For decades there have been calls against the US economic embargo. The majority of the countries in the United Nations General Assembly have voted more than 30 times to end the embargo, passing a resolution every year since 1992.
The US and Israel are the only nations to consistently vote against these resolutions. Political pressure from the anti-Castro lobbying groups in Florida and the anti-Communist Right Wing in the USA ensure the embargo remains.
In 1959, with the collapse of the Batista regime, the rebel forces under Fidel Castro took over the island nation. The Castro government ended the Mafia control of night clubs and stopped the massive corruption of the previous regime. The Socialist government stopped the US corporations’ hold over the Cuban economy, nationalising large land holdings to be given to the peasant farmers. These achievements did not go down well with the US government.
In 1960 Deputy Assistant Secretary of State, Lestor Mallory, called for a blockade, an “embargo” of Cuba, which the Eisenhower administration implemented. On 7th February 1962, under the Kennedy administration, the embargo was extended to include almost all Cuban exports. During the Missile Crisis in October 1962, a blockade of the island almost led to World War III, when US warships dropped depth charges on Soviet submarines carrying nuclear warheads.
The Johnson administration adopted the policy of “economic denial,” using the member countries of the OAS (Organisation of American States) and NATO (North Atlantic Treaty Organisation) to apply political pressure on Cuba for the Socialist government to step down. Only Spain and Mexico refused to cooperate with US imperialist demands.
Following the end of the USSR and the East European socialist bloc of countries in 1991, Cuba had few trading partners and no financial, military, or political aid. The US government reinforced its blockade with new restrictive measures, when Cuba was at the peak of its worst economic crisis since 1959.
The Cuban Liberty and Democratic Solidarity (Libertad) Act of 1996 (Helms-Burton Act) restricted US citizens from doing commerce in or with Cuba and mandated restrictions on giving public or private assistance to any successor government in Havana until US claims were met. In 1999, President Bill Clinton expanded the trade embargo by stopping foreign subsidiaries of US companies trading with Cuba. The following year Clinton authorised the sale of food and humanitarian products to Cuba, which was experiencing an economic crisis.
The relaxation of sanctions under Obama, was stopped by the Trump administration, which thrust new sanctions upon the Cuban people. On 17th May 2022, the Biden Administration reinstated “the Cuba Family Reunification Parole program and increasing consular services, lifting a $1,000 cap on family remittances, increasing support for Cuban entrepreneurs, and expanding authorised travel.” The “Cuban government-and military-aligned companies” were not removed from the Cuba Restricted List.
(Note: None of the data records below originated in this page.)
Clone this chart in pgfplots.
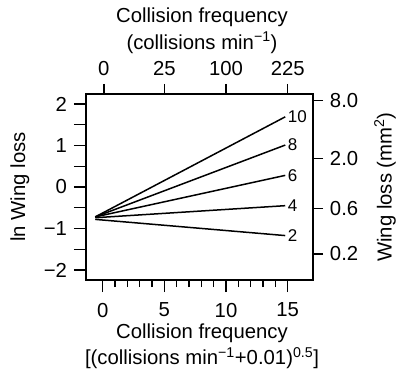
\documentclass[border=0pt]{standalone}
\usepackage{fontspec}
\setmainfont{Liberation Sans}
\usepackage{pgfplots}
\pgfplotsset{compat=1.18}
\begin{document}
\fontsize{20.3}{24}\selectfont
\begin{tikzpicture}
\useasboundingbox (-86pt,-95pt) rectangle (310pt,280pt);
\pgfplotsset{
  common/.style={
    at={(0pt,0pt)}, anchor=south west,
    width=227pt, height=186pt, scale only axis,
    xmin=-1.35, xmax=17.05, ymin=-2.24, ymax=2.24,
    axis line style={line width=1.4pt},
    every tick/.style={line width=1.4pt, black},
    tick align=outside,
    /pgf/number format/assume math mode=true,
    label style={align=center, font=\fontsize{20.3}{26.5}\selectfont},
  }
}
\begin{axis}[common,
  xtick={0,5,10,15},
  xticklabels={0,5,10,15},
  minor xtick={1,2,3,4,6,7,8,9,11,12,13,14},
  xtick pos=left,
  ytick={-2,-1.5,...,2},
  yticklabels={−2,,−1,,0,,1,,2},
  ytick pos=left,
  major tick length=12pt,
  minor tick length=7pt,
  xticklabel style={yshift=-4pt},
  xlabel={Collision frequency\\{[}(collisions min\textsuperscript{−1}+0.01)\textsuperscript{0.5}{]}},
  ylabel={ln Wing loss},
  xlabel style={at={(axis description cs:0.511,-0.355)}, anchor=center},
  ylabel style={at={(axis description cs:-0.291,0.5)}, anchor=center},
]
\addplot[line width=1.5pt, black] coordinates {(-0.6,-0.72) (14.8,1.69)} node[pos=1, anchor=west, font=\fontsize{17}{20}\selectfont, inner sep=2pt]{10};
\addplot[line width=1.5pt, black] coordinates {(-0.6,-0.72) (14.8,1.01)} node[pos=1, anchor=west, font=\fontsize{17}{20}\selectfont, inner sep=2pt]{8};
\addplot[line width=1.5pt, black] coordinates {(-0.6,-0.72) (14.8,0.28)} node[pos=1, anchor=west, font=\fontsize{17}{20}\selectfont, inner sep=2pt]{6};
\addplot[line width=1.5pt, black] coordinates {(-0.6,-0.74) (14.8,-0.45)} node[pos=1, anchor=west, font=\fontsize{17}{20}\selectfont, inner sep=2pt]{4};
\addplot[line width=1.5pt, black] coordinates {(-0.6,-0.78) (14.8,-1.17)} node[pos=1, anchor=west, font=\fontsize{17}{20}\selectfont, inner sep=2pt]{2};
\end{axis}
\begin{axis}[common,
  xtick={0.1,5,10,15},
  xticklabels={0,25,100,225},
  xtick pos=right, xticklabel pos=right,
  ytick={-1.609,-0.511,0.693,2.079},
  yticklabels={0.2,0.6,2.0,8.0},
  ytick pos=right, yticklabel pos=right,
  major tick length=10pt,
  xticklabel style={yshift=1pt},
  xlabel={Collision frequency\\(collisions min\textsuperscript{−1})},
  ylabel={Wing loss (mm\textsuperscript{2})},
  xlabel style={at={(axis description cs:0.511,1.339)}, anchor=center},
  ylabel style={at={(axis description cs:1.317,0.5)}, anchor=center},
]
\end{axis}
\end{tikzpicture}
\end{document}
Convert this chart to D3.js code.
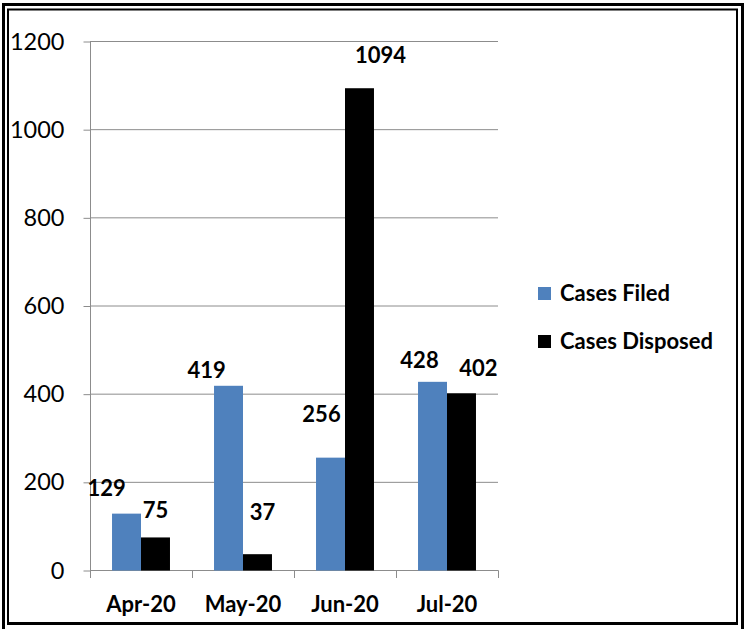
<!DOCTYPE html>
<html>
<head>
<meta charset="utf-8">
<script src="https://cdn.jsdelivr.net/npm/d3@7"></script>
<style>
  html, body { margin: 0; padding: 0; background: #fff; }
  svg { display: block; font-family: Lato, "Open Sans", sans-serif; }
</style>
</head>
<body>
<svg id="chart" width="746" height="629"></svg>
<script>
const months = ['Apr-20', 'May-20', 'Jun-20', 'Jul-20'];
const seriesNames = ['Cases Filed', 'Cases Disposed'];
const casesFiled = [129, 419, 256, 428];
const casesDisposed = [75, 37, 1094, 402];
const yTicks = [0, 200, 400, 600, 800, 1000, 1200];

// label nudges (Excel placed these by hand to avoid overlaps)
const filedNudge = [[-20, -18], [-22, -8], [-9, -36], [-13, -14]];
const disposedNudge = [[0, -19], [5, -34], [21, -25], [17, -17]];

const colors = ['#4f81bd', '#000000'];
const gridColor = '#8c8c8c';

const svg = d3.select('#chart');
const width = 746;
const height = 629;

// double frame
svg.append('rect')
  .attr('x', 3.5).attr('y', 4.5)
  .attr('width', width - 7).attr('height', height)
  .attr('fill', 'none').attr('stroke', '#000').attr('stroke-width', 3);
svg.append('rect')
  .attr('x', 8).attr('y', 9.5)
  .attr('width', width - 17).attr('height', 614)
  .attr('fill', 'none').attr('stroke', '#000').attr('stroke-width', 2);
svg.append('line')
  .attr('x1', 7).attr('x2', width - 8)
  .attr('y1', 623.5).attr('y2', 623.5)
  .attr('stroke', '#000').attr('stroke-width', 3);

const x = d3.scaleBand().domain(months).range([90, 498]).padding(0);
const xs = d3.scaleBand().domain(seriesNames).range([0, x.bandwidth()])
  .paddingInner(0).paddingOuter(0.76);
const y = d3.scaleLinear().domain([0, 1200]).range([570.5, 41.5]);

// gridlines
svg.append('g')
  .selectAll('line')
  .data(yTicks.slice(1))
  .join('line')
  .attr('x1', 90).attr('x2', 498)
  .attr('y1', d => y(d)).attr('y2', d => y(d))
  .attr('stroke', gridColor).attr('stroke-width', 1);

// y axis
const yAxis = svg.append('g')
  .attr('transform', 'translate(90.5,0)')
  .call(d3.axisLeft(y).tickValues(yTicks).tickFormat(d3.format('d'))
    .tickSizeInner(7).tickSizeOuter(0).tickPadding(19));
yAxis.select('.domain').attr('stroke', gridColor).attr('d', `M0,${y(1200)}V578`);
yAxis.selectAll('.tick line').attr('stroke', gridColor);
yAxis.selectAll('.tick text')
  .attr('fill', '#000')
  .style('font-size', '23.5px')
  .style('font-family', 'Lato, sans-serif');

// x axis line and boundary ticks
svg.append('line')
  .attr('x1', 90).attr('x2', 498.5)
  .attr('y1', y(0)).attr('y2', y(0))
  .attr('stroke', gridColor);
svg.append('g')
  .selectAll('line')
  .data(months.map(m => x(m)).concat([x(months[months.length - 1]) + x.bandwidth()]))
  .join('line')
  .attr('x1', d => Math.round(d) + 0.5).attr('x2', d => Math.round(d) + 0.5)
  .attr('y1', y(0)).attr('y2', 578)
  .attr('stroke', gridColor);

const xAxis = svg.append('g')
  .attr('transform', `translate(0,${y(0)})`)
  .call(d3.axisBottom(x).tickSize(0));
xAxis.select('.domain').remove();
xAxis.selectAll('.tick text')
  .attr('y', 41).attr('dy', 0)
  .attr('fill', '#000')
  .style('font-size', '22px')
  .style('font-weight', 'bold')
  .style('font-family', 'Lato, sans-serif');

// bars
const rows = months.map((m, i) => ({
  month: m,
  values: [
    { series: seriesNames[0], value: casesFiled[i], nudge: filedNudge[i], color: colors[0] },
    { series: seriesNames[1], value: casesDisposed[i], nudge: disposedNudge[i], color: colors[1] }
  ]
}));

const group = svg.append('g')
  .selectAll('g')
  .data(rows)
  .join('g')
  .attr('transform', d => `translate(${x(d.month)},0)`);

group.selectAll('rect')
  .data(d => d.values)
  .join('rect')
  .attr('x', d => xs(d.series))
  .attr('width', xs.bandwidth())
  .attr('y', d => y(d.value))
  .attr('height', d => y(0) - y(d.value))
  .attr('fill', d => d.color);

group.selectAll('text')
  .data(d => d.values)
  .join('text')
  .attr('x', d => xs(d.series) + xs.bandwidth() / 2 + d.nudge[0])
  .attr('y', d => y(d.value) + d.nudge[1])
  .attr('text-anchor', 'middle')
  .style('font-size', '22px')
  .style('font-weight', 'bold')
  .text(d => d.value);

// legend
const legend = svg.append('g')
  .selectAll('g')
  .data(seriesNames)
  .join('g')
  .attr('transform', (d, i) => `translate(538,${287 + i * 48})`);
legend.append('rect')
  .attr('width', 13).attr('height', 13)
  .attr('fill', (d, i) => colors[i]);
legend.append('text')
  .attr('x', 22).attr('y', 14)
  .style('font-size', '22px')
  .style('font-weight', 'bold')
  .text(d => d);
</script>
</body>
</html>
In January 2012, an Angus Reid Public Opinion poll showed that 57 percent of Americans called for an end to the travel ban that prevented US citizens from visiting Cuba. In 2015 Al Jazeera reported that since its inception in 1960, the embargo had cost the Cuban economy US$1.1 trillion. On 1st June 2022, the US Transportation Department lifted restrictions on flights to Cuba. The embargo continues to stifle the national economy, creating further suffering for the poor on this Caribbean Island.